Capricorn Records’ founders, Phil Walden and Frank Fenter, wanted to create their own studio with its own lineup of skilled musicians a’la Muscle Shoals in Alabama. They made rock history when they discovered a young Duane Allman, then a session guitarist, and gave him a recording contract in 1969. The success of the newly-formed Allman Brothers Band led Capricorn to become its own label in 1971. Other southern rock greats who recorded at Capricorn in its heyday include the Marshall Tucker Band, the Charlie Daniels Band, Dixie Dregs, Johnny Jenkins and many more.
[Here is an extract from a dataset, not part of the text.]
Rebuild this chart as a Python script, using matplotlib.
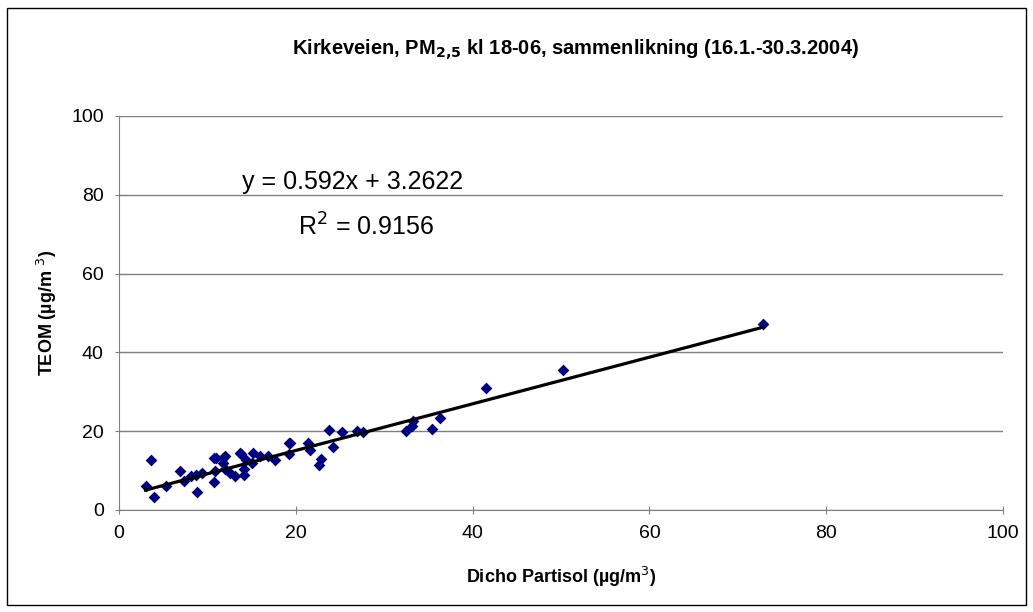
import matplotlib.pyplot as plt
from matplotlib.patches import Rectangle

# Dicho Partisol (x) og TEOM (y), PM2,5 kl 18-06
dicho = [3.0, 3.6, 4.0, 5.35, 6.9, 7.4, 8.2, 8.8, 8.75, 9.35, 10.7, 10.7,
         10.9, 11.0, 11.8, 11.8, 12.0, 12.0, 12.6, 13.1, 13.7, 13.8, 14.1,
         14.1, 14.4, 15.0, 15.2, 16.0, 16.9, 17.6, 19.2, 19.2, 19.3, 21.4,
         21.6, 22.6, 22.8, 23.8, 24.2, 25.2, 26.9, 27.6, 32.5, 33.1, 33.3,
         35.4, 36.3, 41.5, 50.2, 72.9]
teom = [6.2, 12.6, 3.3, 6.0, 9.8, 7.3, 8.7, 4.5, 9.0, 9.4, 13.2, 7.0,
        9.8, 13.2, 12.0, 13.2, 13.6, 10.3, 9.4, 8.6, 14.5, 14.1, 10.3,
        9.0, 12.8, 12.0, 14.5, 13.6, 13.6, 12.8, 17.0, 14.1, 17.0, 17.0,
        15.3, 11.5, 13.0, 20.4, 15.9, 19.8, 20.0, 19.8, 20.0, 21.2, 22.5,
        20.6, 23.4, 31.0, 35.6, 47.3]

# trendlinje
stigning = 0.592
konstant = 3.2622
r2 = 0.9156

plt.rcParams['font.family'] = ['Liberation Sans', 'DejaVu Sans']

fig = plt.figure(figsize=(10.33, 6.12), dpi=100)
ax = fig.add_axes([0.1152, 0.1667, 0.8558, 0.6438])

ax.scatter(dicho, teom, marker='D', s=6 ** 2, color='#000080', zorder=3, linewidths=0)

xmin, xmax = min(dicho), max(dicho)
ax.plot([xmin, xmax], [stigning * xmin + konstant, stigning * xmax + konstant],
        color='black', lw=2.3, zorder=4)

ax.set_xlim(0, 100)
ax.set_ylim(0, 100)
ax.set_xticks(range(0, 101, 20))
ax.set_yticks(range(0, 101, 20))
ax.yaxis.grid(True, color='#808080', lw=1)
ax.set_axisbelow(True)
for s in ['top', 'right']:
    ax.spines[s].set_visible(False)
for s in ['left', 'bottom']:
    ax.spines[s].set_color('#808080')
ax.tick_params(direction='inout', length=6, color='#808080', labelsize=14, pad=8)

ax.set_xlabel('Dicho Partisol (µg/m$^{3}$)', fontsize=13, fontweight='bold')
ax.set_ylabel('TEOM (µg/m $^{3}$)', fontsize=13, fontweight='bold')
ax.xaxis.set_label_coords(0.5, -0.171)
ax.xaxis.label.set_va('center')
ax.yaxis.set_label_coords(-0.0814, 0.5)
ax.yaxis.label.set_va('center')

fig.text(0.557, 0.918, 'Kirkeveien, PM$_{\\mathbf{2{,}5}}$ kl 18-06, sammenlikning (16.1.-30.3.2004)',
         ha='center', va='center', fontsize=14.5, fontweight='bold')

ax.text(26.4, 83.3, 'y = %gx + %g' % (stigning, konstant), ha='center', va='center', fontsize=18)
ax.text(27.9, 71.9, 'R$^{2}$ = %g' % r2, ha='center', va='center', fontsize=18)

# ramme rundt hele diagrammet
fig.patches.append(Rectangle((7 / 1033, 1 - 605 / 612), 1019 / 1033, 597 / 612,
                             transform=fig.transFigure, fill=False, ec='black', lw=1))

fig.savefig('out.png', dpi=100)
Capricorn’s greatest achievement, however, was still an Allman Brothers album, their acclaimed 1971 live double LP At Fillmore East.
Capricorn went under in 1979 but was reborn (temporarily) in Nashville under the Warner Records umbrella in 1991, signing Athens, Ga. jam band Widespread Panic as its first artist, and also working with artists Cake, 311 and Kenny Chesney before the label permanently folded in 2000.
Despite its rich musical heritage, the studio’s fate was in flux for nearly 30 years, going through a number of owners (including Mercer University) until the building was foreclosed upon in November 2009.
According to the Trust’s website, there are a number of reasons the building’s status is in jeopardy: excessive weather and water damage, vandalism and stolen items (including copper wiring) and the studio’s presence in the middle of a mass of abandoned structures and vacant lots gives the area a run-down, unsafe feel.